Opinion Op-Ed
Op-Ed

A better way to cure what ails us

Worried about overmedication? Undermedication is a bigger problem
A question from the CDC director: Are you taking the medications that could save your life?

Annual spending on healthcare in America totals nearly $9,000 per person, accounting for more than 17% of the U.S. economy. Yet, on some of the most basic medical interventions, we're failing.

Sometimes patients are overtreated, particularly with antibiotics and prescription opiates. But a problem that may be even bigger, from my vantage point, is undertreatment. Some highly effective medicines for potentially deadly conditions aren't being used nearly often enough.

Consider hypertension, which affects nearly one-third of American adults and contributes to more than 1,000 deaths every day. We know how to address high blood pressure. In addition to lifestyle changes (things such as decreasing sodium intake and increasing exercise), there are safe and highly effective drugs to treat the condition.

But all too often, people with high blood pressure aren't receiving these treatments that could save their lives. In some cases, doctors don't prescribe appropriate medications in correct dosages when they are needed. And even patients who receive appropriate prescriptions often don't receive the kind of follow-up monitoring essential to fine-tune treatment.

Patients share the responsibility. A third or more of the prescriptions written for medications to treat hypertension are never filled, and patients who do obtain the medicines often don't take them as prescribed. Those who start treatment sometimes stop if they experience unpleasant side effects rather than working with their doctors to find a medication regimen they can tolerate. Treating high blood pressure most effectively requires a team, which can include nurses, pharmacists and other health professionals, in addition to the doctor.

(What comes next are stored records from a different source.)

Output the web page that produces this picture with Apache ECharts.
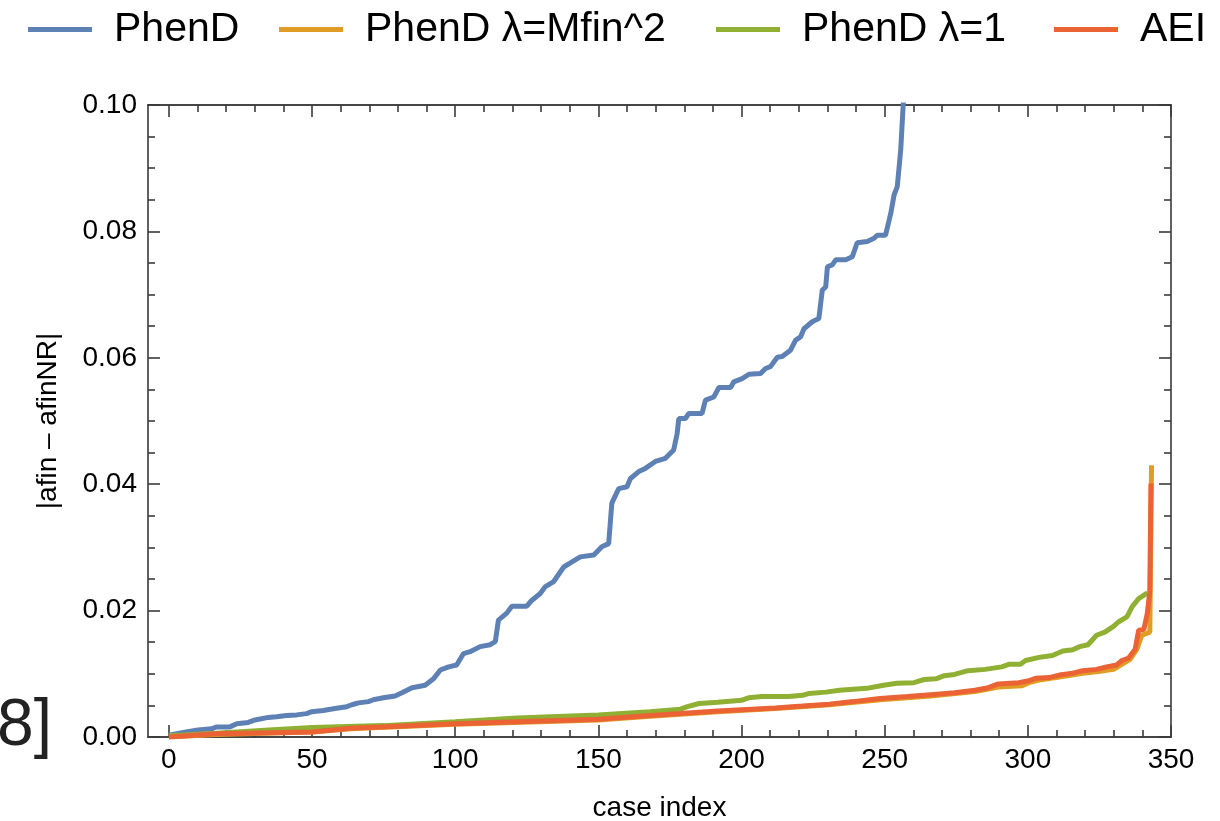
<!DOCTYPE html>
<html>
<head>
<meta charset="utf-8">
<script src="https://cdn.jsdelivr.net/npm/echarts@6/dist/echarts.min.js"></script>
<style>
html,body{margin:0;padding:0;background:#fff;}
#chart{width:1220px;height:821px;}
</style>
</head>
<body>
<div id="chart"></div>
<script>
// ---- Data ----
const seriesNames = ['PhenD', 'PhenD \u03bb=Mfin^2', 'PhenD \u03bb=1', 'AEI'];

const phenDX = [0,5,10.2,14.9,16.7,21.3,23.7,27.7,30.1,34.7,37.6,41.1,44.6,48.1,49.9,53.9,58,62.1,63.9,66.2,69.7,71.4,74.9,79,81.4,84.9,89.5,92.4,94.8,97.7,100.5,102.9,105.2,108.7,112.2,114,115.1,118,119.8,125,126.7,129.7,131.5,134.4,137.9,140.8,143.7,148.4,151.2,153.6,154.7,157.1,160,161.2,164.1,166.4,169.9,173.4,176.3,177.5,178.1,180.4,181.6,186.2,187.4,190.3,192.1,196.2,197.3,200.2,202.6,206.6,208.4,210.1,212.5,214.2,217.1,218.9,220.6,221.8,224.7,227,228.2,229.4,230,231.7,232.9,236.4,238.7,240.4,243.9,246.3,247.4,250.3,252.1,253.3,254.4,255.6,256.5,257.5];
const phenDY = [0.0003,0.0007,0.0011,0.0013,0.0016,0.0016,0.0021,0.0023,0.0027,0.0031,0.0032,0.0034,0.0035,0.0037,0.0040,0.0042,0.0045,0.0048,0.0051,0.0054,0.0056,0.0059,0.0062,0.0065,0.0070,0.0078,0.0082,0.0092,0.0106,0.0111,0.0114,0.0132,0.0135,0.0143,0.0146,0.0151,0.0185,0.0196,0.0207,0.0207,0.0216,0.0227,0.0238,0.0246,0.0269,0.0277,0.0285,0.0288,0.0301,0.0306,0.0370,0.0393,0.0396,0.0409,0.0420,0.0425,0.0436,0.0441,0.0454,0.0480,0.0504,0.0504,0.0512,0.0512,0.0533,0.0538,0.0553,0.0553,0.0562,0.0567,0.0574,0.0575,0.0583,0.0586,0.0601,0.0602,0.0612,0.0628,0.0633,0.0646,0.0657,0.0662,0.0707,0.0712,0.0744,0.0747,0.0755,0.0755,0.0760,0.0782,0.0784,0.0789,0.0794,0.0794,0.0828,0.0858,0.0871,0.0929,0.1003,0.108];

const mfinX = [0,16.5,50,63.5,100,150,168.1,191.7,211.8,230.7,248.4,266.1,281.5,286.2,289.7,298,300.4,303.9,311,319.2,325.2,329.9,332.8,335.7,338.1,339.8,342.6,343.2];
const mfinY = [0.0000,0.0004,0.0008,0.0013,0.0020,0.0027,0.0033,0.0040,0.0045,0.0051,0.0059,0.0065,0.0072,0.0076,0.0079,0.0081,0.0086,0.0090,0.0095,0.0101,0.0104,0.0107,0.0115,0.0123,0.0139,0.0161,0.0166,0.0430];

const lam1X = [0,16.5,35,50,75,100,121.7,150,168.1,178.7,181.1,185.2,191.7,200,202.4,207.1,216.5,221.3,223.6,229.5,234.2,243.7,249.6,254.3,260.2,263.8,267.9,270.8,274.4,279.1,285,290.9,293.3,297.4,299.2,303.9,308.6,312.2,315.7,318.1,321,324,326.9,329.9,331.6,334.6,336.4,338.7,341.1,341.8];
const lam1Y = [0.0002,0.0006,0.0011,0.0015,0.0018,0.0024,0.0030,0.0035,0.0040,0.0044,0.0048,0.0053,0.0055,0.0058,0.0062,0.0064,0.0064,0.0066,0.0069,0.0071,0.0074,0.0077,0.0082,0.0085,0.0086,0.0091,0.0092,0.0097,0.0099,0.0105,0.0107,0.0111,0.0115,0.0115,0.0121,0.0126,0.0129,0.0136,0.0138,0.0143,0.0146,0.0161,0.0166,0.0175,0.0182,0.0190,0.0206,0.0219,0.0226,0.0228];

const aeiX = [0,16.5,50,63.5,100,150,168.1,178.7,191.7,203.5,211.8,221.3,230.7,239,248.4,257.9,266.1,274.4,281.5,286.2,289.7,296.8,300.4,302.7,307.4,311,315.7,319.2,324,327.5,331,332.8,335.2,337.5,338.7,340.5,341.7,342.6,343];
const aeiY = [0.0000,0.0005,0.0008,0.0014,0.0021,0.0028,0.0034,0.0037,0.0041,0.0044,0.0046,0.0049,0.0052,0.0056,0.0061,0.0064,0.0067,0.0070,0.0074,0.0078,0.0084,0.0086,0.0089,0.0093,0.0094,0.0098,0.0101,0.0105,0.0107,0.0111,0.0114,0.0121,0.0125,0.0139,0.0169,0.0170,0.0195,0.0230,0.0401];

const xMajorTicks = [0,50,100,150,200,250,300,350];
const xMinorTicks = [10,20,30,40,60,70,80,90,110,120,130,140,160,170,180,190,210,220,230,240,260,270,280,290,310,320,330,340];
const colors = ['#5E81B5', '#E19C24', '#8FB032', '#EB6235'];

// ---- Chart ----
const zip = (xs, ys) => xs.map((x, i) => [x, ys[i]]);
const FONT = 'Liberation Sans, Arial, Helvetica, sans-serif';
const frame = {color: '#3a3a3a', width: 1.6};

function xAxisDef(pos, ticks, len, labels) {
  return {
    type: 'value', min: -7.3, max: 350, position: pos,
    axisLine: {show: true, onZero: false, lineStyle: frame},
    axisTick: {show: true, inside: true, length: len, customValues: ticks, lineStyle: frame},
    axisLabel: labels ? {show: true, customValues: ticks, fontSize: 28, color: '#000', fontFamily: FONT, margin: 9}
                      : {show: false},
    splitLine: {show: false}
  };
}
function yAxisDef(pos, labels) {
  return {
    type: 'value', min: 0, max: 0.1, interval: 0.02, position: pos,
    axisLine: {show: true, onZero: false, lineStyle: frame},
    axisTick: {show: true, inside: true, length: 12, lineStyle: frame},
    minorTick: {show: true, splitNumber: 4, length: 7, lineStyle: frame},
    axisLabel: labels ? {show: true, fontSize: 28, color: '#000', fontFamily: FONT, margin: 11,
                         formatter: v => v.toFixed(2)} : {show: false},
    splitLine: {show: false}, minorSplitLine: {show: false}
  };
}

const xMain = xAxisDef('bottom', xMajorTicks, 12, true);
xMain.name = 'case index';
xMain.nameLocation = 'middle';
xMain.nameGap = 57;
xMain.nameTextStyle = {fontSize: 28, color: '#000', fontFamily: FONT};

const yMain = yAxisDef('left', true);
yMain.name = '|afin \u2013 afinNR|';
yMain.nameLocation = 'middle';
yMain.nameGap = 86;
yMain.nameTextStyle = {fontSize: 28, color: '#000', fontFamily: FONT};

const legendLefts = [23, 274, 711, 1049];
const legends = seriesNames.map((n, i) => ({
  data: [n], left: legendLefts[i], top: 4, orient: 'horizontal',
  icon: 'rect', itemWidth: 64, itemHeight: 5,
  textStyle: {fontSize: 41, color: '#000', fontFamily: FONT, padding: [0, 0, 0, 17]},
  selectedMode: false
}));

const seriesData = [zip(phenDX, phenDY), zip(mfinX, mfinY), zip(lam1X, lam1Y), zip(aeiX, aeiY)];

const chart = echarts.init(document.getElementById('chart'), null, {renderer: 'canvas'});
chart.setOption({
  animation: false,
  backgroundColor: '#fff',
  color: colors,
  legend: legends,
  grid: {left: 148, right: 49, top: 105, bottom: 84, containLabel: false, outerBoundsMode: 'none'},
  xAxis: [
    xMain,
    xAxisDef('bottom', xMinorTicks, 7, false),
    xAxisDef('top', xMajorTicks, 12, false),
    xAxisDef('top', xMinorTicks, 7, false)
  ],
  yAxis: [yMain, yAxisDef('right', false)],
  graphic: [{
    type: 'text', x: 52, y: 727,
    style: {text: '8]', font: '66px ' + FONT, fill: '#222', textAlign: 'right', textVerticalAlign: 'middle'}
  }],
  series: seriesNames.map((n, i) => ({
    name: n, type: 'line', xAxisIndex: 0, yAxisIndex: 0,
    data: seriesData[i], showSymbol: false, symbol: 'none', clip: true,
    lineStyle: {width: 5, color: colors[i]}, itemStyle: {color: colors[i]},
    z: 2 + i
  }))
});
</script>
</body>
</html>
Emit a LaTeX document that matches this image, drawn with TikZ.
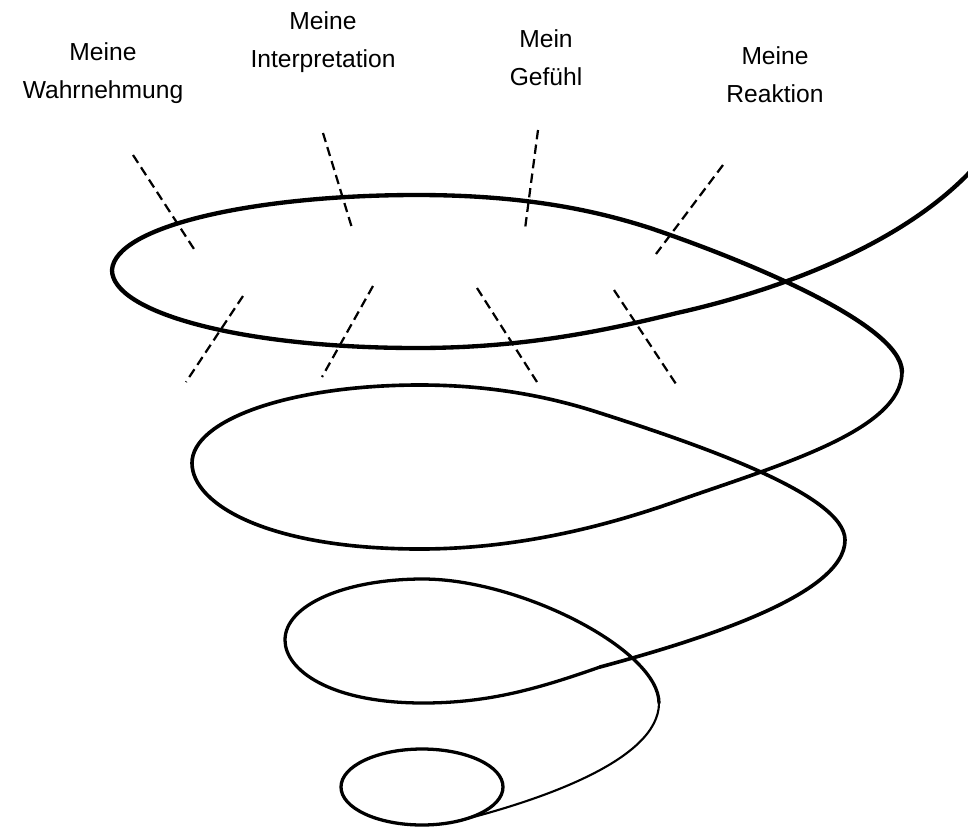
\documentclass[tikz,border=0pt]{standalone}
\usepackage{fontspec}
\setmainfont{Liberation Sans}
\tikzset{
  spi/lbl/.style={font=\fontsize{21}{32}\selectfont, align=center,
    inner sep=0pt, anchor=base},
  spi/bold/.style={line width=3.7pt, line cap=round},
  spi/mid/.style={line width=3.1pt, line cap=round},
  spi/low/.style={line width=2.8pt, line cap=round},
  spi/tail/.style={line width=1.8pt, line cap=round},
  spi/cut/.style={line width=1.9pt, dash pattern=on 8pt off 4.5pt}
}

\begin{document}
\begin{tikzpicture}[x=0.03cm, y=-0.03cm]
    \useasboundingbox (0,0) rectangle (968,827);
    % labels
    \node[spi/lbl] (wahr)   at (103,98)  {Meine\\Wahrnehmung};
    \node[spi/lbl] (interp) at (323,67)  {Meine\\Interpretation};
    \node[spi/lbl] (gef)    at (546,85)  {Mein\\Gef\"uhl};
    \node[spi/lbl] (reak)   at (775,102) {Meine\\Reaktion};
    % upper turn
    \draw[spi/bold] (970,172) .. controls (900,245) and (780,290) .. (677,313)
      .. controls (600,332) and (520,348) .. (417,348)
      .. controls (240,348) and (112,312) .. (112,270)
      .. controls (115,226) and (255,195) .. (417,195)
      .. controls (530,195) and (600,212) .. (650,228)
      .. controls (730,255) and (902,322) .. (902,372);
    % second turn
    \draw[spi/mid] (902,372) .. controls (902,430) and (780,465) .. (680,500)
      .. controls (610,525) and (520,549) .. (420,549)
      .. controls (270,549) and (192,505) .. (192,463)
      .. controls (192,420) and (290,385) .. (420,385)
      .. controls (500,385) and (560,400) .. (600,413)
      .. controls (700,445) and (845,495) .. (845,540)
      .. controls (845,595) and (700,640) .. (600,667);
    % third turn
    \draw[spi/low] (600,667) .. controls (540,688) and (490,703) .. (423,703)
      .. controls (330,703) and (285,670) .. (285,640)
      .. controls (285,605) and (345,579) .. (423,579)
      .. controls (520,579) and (659,650) .. (659,703);
    \draw[spi/tail] (659,703) .. controls (659,760) and (540,800) .. (462,820);
    % innermost loop
    \draw[spi/low] (422,787) ellipse [x radius=81, y radius=38];
    % cuts
    \foreach \a/\b in {{(133,155)/(194,249)}, {(323,133)/(352,228)},
                       {(538,130)/(525,229)}, {(723,165)/(656,254)},
                       {(243,296)/(186,382)}, {(373,286)/(322,377)},
                       {(477,288)/(537,382)}, {(614,290)/(676,384)}}
      \draw[spi/cut] \a -- \b;
\end{tikzpicture}
\end{document}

Another area of concern is smoking cessation. More than 1,000 smokers are killed by tobacco every day, which makes smoking the leading preventable cause of death in this country. Although more than two-thirds of smokers want to quit — and most smokers try to quit each year — fewer than 1 in 3 uses counseling or FDA-approved medicines that have been proven to double or triple the likelihood of success. Some people benefit from using more than one smoking cessation medication.

It's tough to quit smoking. But it's far tougher to recover from a heart attack or stroke.

Two other underused types of medicine are daily aspirin for people at high risk of heart attacks or stroke and statins to manage high cholesterol.

Though there is disagreement among medical experts about the use of these medicines for people whose risk of heart attack or stroke is low to moderate, there is a very strong consensus that people at highest risk, including those who have had heart attacks or strokes, will benefit from both aspirin and statin therapy. And yet only about half of even these high risk people are taking the drugs that could save their lives.

In recent decades we have made huge progress in developing highly effective treatments for potentially deadly conditions, and we have proved that they can save lives. There are still many health problems we can't treat effectively. It's tragic that we are not adequately addressing the ones we can.

Tom Frieden is a physician and director of the U.S. Centers for Disease Control and Prevention.